パキスタン、元首相の釈放を求める抗議デモ激化 数百人逮捕
収監されたパキスタンのイムラン・カーン元首相(72)の釈放を求める首都イスラマバード中心部での支持者らの抗議デモが11月26日に激化した。写真は、デモ参加者らに催涙弾を発射する治安部隊(2024年 ロイター/Akhtar Soomro)
Asif Shahzad Gibran Naiyyar Peshimam Charlotte Greenfield
[イスラマバード 26日 ロイター] - 収監されたパキスタンのイムラン・カーン元首相(72)の釈放を求める首都イスラマバード中心部での支持者らの抗議デモが26日に激化した。この日夜に治安部隊がデモ隊を鎮圧し、地元メディアによると数百人が逮捕された。

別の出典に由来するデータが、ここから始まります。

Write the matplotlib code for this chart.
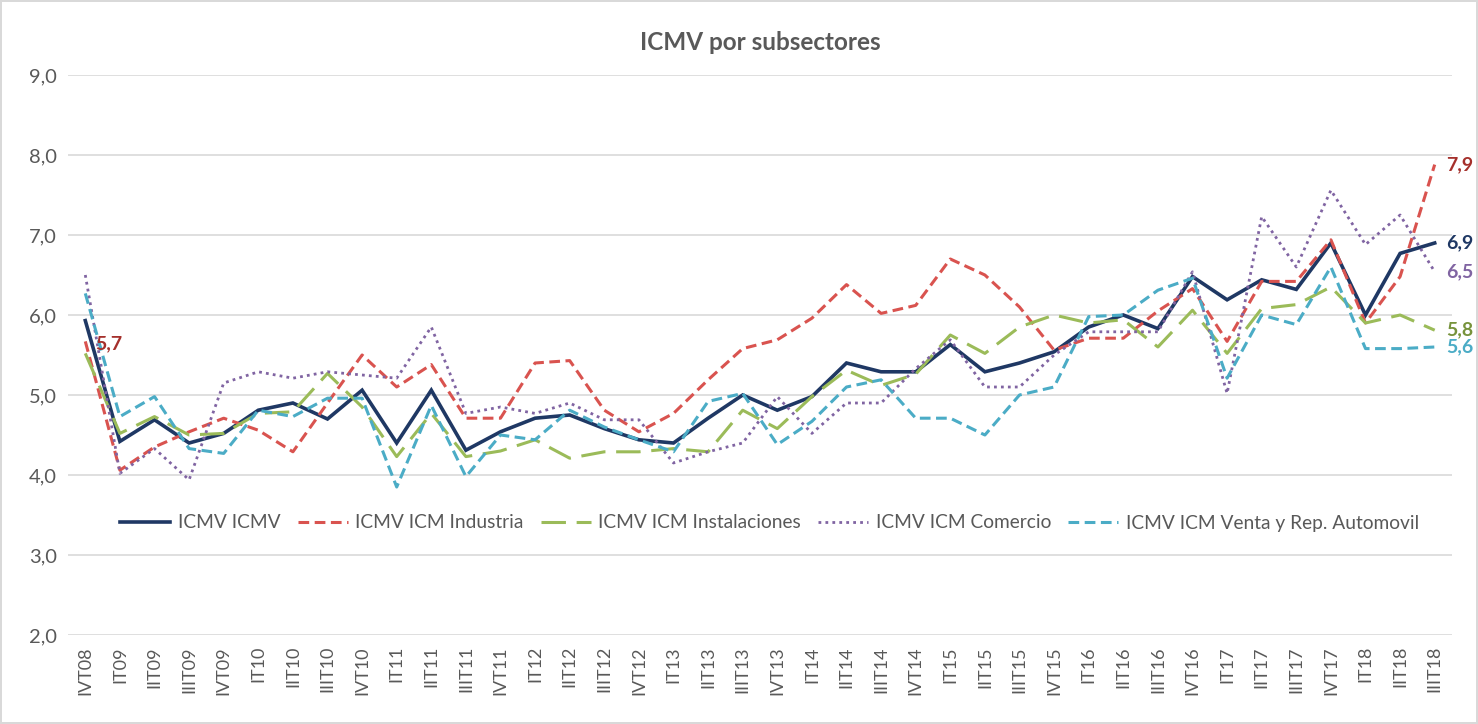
import numpy as np
import matplotlib
matplotlib.use('Agg')
from matplotlib import pyplot as plt

# trimestres
trimestres = ['IVT08', 'IT09', 'IIT09', 'IIIT09', 'IVT09', 'IT10', 'IIT10', 'IIIT10', 'IVT10',
              'IT11', 'IIT11', 'IIIT11', 'IVT11', 'IT12', 'IIT12', 'IIIT12', 'IVT12',
              'IT13', 'IIT13', 'IIIT13', 'IVT13', 'IT14', 'IIT14', 'IIIT14', 'IVT14',
              'IT15', 'IIT15', 'IIIT15', 'IVT15', 'IT16', 'IIT16', 'IIIT16', 'IVT16',
              'IT17', 'IIT17', 'IIIT17', 'IVT17', 'IT18', 'IIT18', 'IIIT18']

icmv = [5.93, 4.42, 4.69, 4.40, 4.52, 4.81, 4.90, 4.70, 5.06, 4.40, 5.06, 4.31, 4.54, 4.71,
        4.75, 4.58, 4.44, 4.40, 4.71, 5.00, 4.81, 4.98, 5.40, 5.29, 5.29, 5.63, 5.29, 5.40,
        5.54, 5.85, 6.00, 5.83, 6.48, 6.19, 6.44, 6.32, 6.90, 6.00, 6.77, 6.90]
industria = [5.67, 4.06, 4.35, 4.54, 4.71, 4.56, 4.29, 4.90, 5.50, 5.10, 5.38, 4.71, 4.71, 5.40,
             5.43, 4.81, 4.54, 4.77, 5.19, 5.58, 5.69, 5.96, 6.38, 6.02, 6.12, 6.70, 6.50, 6.10,
             5.56, 5.71, 5.71, 6.05, 6.33, 5.67, 6.42, 6.42, 6.94, 5.90, 6.48, 7.88]
instalaciones = [5.52, 4.52, 4.73, 4.50, 4.52, 4.77, 4.79, 5.27, 4.85, 4.23, 4.77, 4.23, 4.30, 4.44,
                 4.21, 4.29, 4.29, 4.33, 4.29, 4.81, 4.58, 4.98, 5.31, 5.12, 5.26, 5.75, 5.52, 5.85,
                 6.00, 5.90, 5.94, 5.60, 6.06, 5.52, 6.08, 6.13, 6.35, 5.90, 6.00, 5.81]
comercio = [6.50, 4.02, 4.33, 3.94, 5.15, 5.29, 5.21, 5.29, 5.25, 5.21, 5.85, 4.77, 4.85, 4.77,
            4.90, 4.69, 4.69, 4.15, 4.29, 4.40, 4.98, 4.52, 4.90, 4.90, 5.33, 5.69, 5.10, 5.10,
            5.50, 5.79, 5.79, 5.79, 6.54, 5.02, 7.23, 6.60, 7.56, 6.88, 7.25, 6.54]
automovil = [6.27, 4.73, 4.98, 4.33, 4.27, 4.81, 4.73, 4.96, 4.96, 3.85, 4.87, 3.98, 4.50, 4.44,
             4.81, 4.60, 4.44, 4.29, 4.92, 5.02, 4.38, 4.67, 5.10, 5.19, 4.71, 4.71, 4.50, 5.00,
             5.10, 5.98, 6.00, 6.31, 6.46, 5.21, 6.00, 5.88, 6.60, 5.58, 5.58, 5.60]

nombres = ['ICMV ICMV', 'ICMV ICM Industria', 'ICMV ICM Instalaciones',
           'ICMV ICM Comercio', 'ICMV ICM Venta y Rep. Automovil']
series = [icmv, industria, instalaciones, comercio, automovil]
colores = ['#1f3864', '#d9534f', '#9bbb59', '#8064a2', '#4bacc6']
colores_etq = ['#1f3864', '#a5302c', '#77933c', '#8064a2', '#4bacc6']
estilos = [dict(ls='-', lw=2.6),
           dict(ls=(0, (3.5, 1.8)), lw=2.2),
           dict(ls=(0, (8, 3.5)), lw=2.2),
           dict(ls=(0, (1, 1.5)), lw=2.0),
           dict(ls=(0, (3.5, 1.8)), lw=2.2)]

plt.rcParams['font.family'] = ['Lato', 'DejaVu Sans']

fig = plt.figure(figsize=(14.78, 7.24), dpi=100)
fig.patch.set_edgecolor('#d9d9d9')
fig.patch.set_linewidth(1.5)
ax = fig.add_axes([68/1478, 1-635/724, (1452-68)/1478, (635-75)/724])

x = np.arange(len(trimestres))
for s, nom, c, est in zip(series, nombres, colores, estilos):
    ax.plot(x, s, color=c, label=nom, solid_joinstyle='miter', **est)

# etiquetas finales
for s, c in zip(series, colores_etq):
    ax.annotate(f'{s[-1]:.1f}'.replace('.', ','), (x[-1], s[-1]), xytext=(8, 0),
                textcoords='offset points', color=c, fontsize=14, fontweight='bold',
                va='center', ha='left', annotation_clip=False)
ax.annotate(f'{industria[0]:.1f}'.replace('.', ','), (x[0], industria[0]), xytext=(7, -2),
            textcoords='offset points', color=colores_etq[1], fontsize=14,
            fontweight='bold', va='center', ha='left')

ax.set_xlim(-0.5, len(trimestres) - 0.5)
ax.set_ylim(2, 9)
ax.set_yticks(np.arange(2, 10, 1))
ax.set_yticklabels([f'{v:.1f}'.replace('.', ',') for v in np.arange(2, 10, 1)])
ax.set_xticks(x)
ax.set_xticklabels(trimestres, rotation=90)
ax.tick_params(axis='both', length=0, colors='#595959')
ax.tick_params(axis='y', labelsize=14.5, pad=8)
ax.tick_params(axis='x', labelsize=13, pad=8)
ax.grid(axis='y', color='#d9d9d9', lw=1.2)
ax.set_axisbelow(True)
for sp in ax.spines.values():
    sp.set_visible(False)

ax.set_title('ICMV por subsectores', fontsize=17.5, fontweight='bold', color='#595959', pad=18)

ax.legend(loc='center', bbox_to_anchor=(0.507, 0.2), ncol=5, frameon=False,
          fontsize=13.8, handlelength=2.6, columnspacing=0.9, handletextpad=0.4,
          labelcolor='#595959')

fig.savefig('out.png', dpi=100)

26日夜の鎮圧に取りかかる前の時点で、治安部隊の4人を含む少なくとも6人が死亡した。
カーン氏の妻が率いる数千人のデモ隊はイスラマバード中心部で数列の警備部隊を突破し、議会や政府機関、大使館などが集まる「レッドゾーン」と呼ばれる地域の入り口に集結した。
地元放送局のゲオニュースとARYによると、26日夜にイスラマバード中心部で照明が消され、治安部隊はデモ隊に対して催涙弾を発射。デモ隊のほぼ全員が解散した。
カーン氏の政党、パキスタン正義運動(PTI)は、2022年の政権追放後に汚職や暴力扇動など多くの罪に問われて昨年8月から刑務所に収監されているカーン氏が釈放されるまで、レッドゾーンで座り込みを続ける予定だと表明した。
ナクビ内相は報道陣に対し、治安部隊に対して武器を使い、重武装して市内での集会禁止令を破ったデモ隊とはいかなる交渉もしないと表明した。
シャリフ首相は、デモ隊の車列が突っ込んだことで治安部隊に死者が出たと非難して「これは平和的な抗議活動ではない。これは過激主義だ」とする声明を出した。
PTIのブハリ報道官は車列で治安部隊に突っ込んだ事実はないと否定し、この衝突でデモ参加者の2人が死亡、30人が負傷したと語った。死亡したデモ隊参加者のうち1人は射殺され、もう1人は車にひかれたと説明した。
国際人権団体のアムネスティ・インターナショナルは、政府はデモ参加者の権利を完全に保護し、軍に不当かつ過剰な権限を与えている「見かけたら撃て」との命令を直ちに撤回すべきだと訴えた。
カーン氏は刑務所からXに投稿し、支持者へのメッセージは最後まで闘うことだとして「私たちの要求が満たされるまで、私たちは引き下がらない」と書き込んだ。また、治安部隊が平和的な党員に発砲したと非難した。
ロイターの報道陣は、デモ参加者の一部が車を物色し、警察の施設に放火するのを目撃した。また、複数のメディア関係者は、デモ隊が2つの異なる場所でジャーナリストを襲撃して負傷させたと語った。
<最後の呼びかけ>
PTIはカーン氏の収監以来、釈放を求めて多くの抗議デモを起こしており、今回はカーン氏が「最後の呼びかけ」と訴えていた。
前回の今年10月のデモでは警官1人が死亡した。
当局者らは今回についてより規模が大きく、より暴力的だったとし、デモ隊は催涙ガス発射装置や鉄棒などで武装し、行進しながら木や草に火をつけていたと話した。ロイターの報道陣はデモ隊の周囲で発砲音を聞いたが、誰の仕業なのかは明らかではない。
混乱は投資家を動揺させており、パキスタン株式市場の主要株価指数(KSE)は26日に前日比3.57%と過去最高の下落率を記録した。
米シンクタンクのウィルソン・センターの南アジア研究所ディレクター、マイケル・クルーグマン氏は、今回の激しい抗議デモはカーン氏が広い支持基盤を強固に保っていることを示しているとして「交渉と譲歩による政治的解決こそが、この危機を脱する唯一の道だ」と指摘。ただ「これは何事においても最大主義的な立場をとる双方間の特に辛らつで個人的な対立だ」との見解も示した。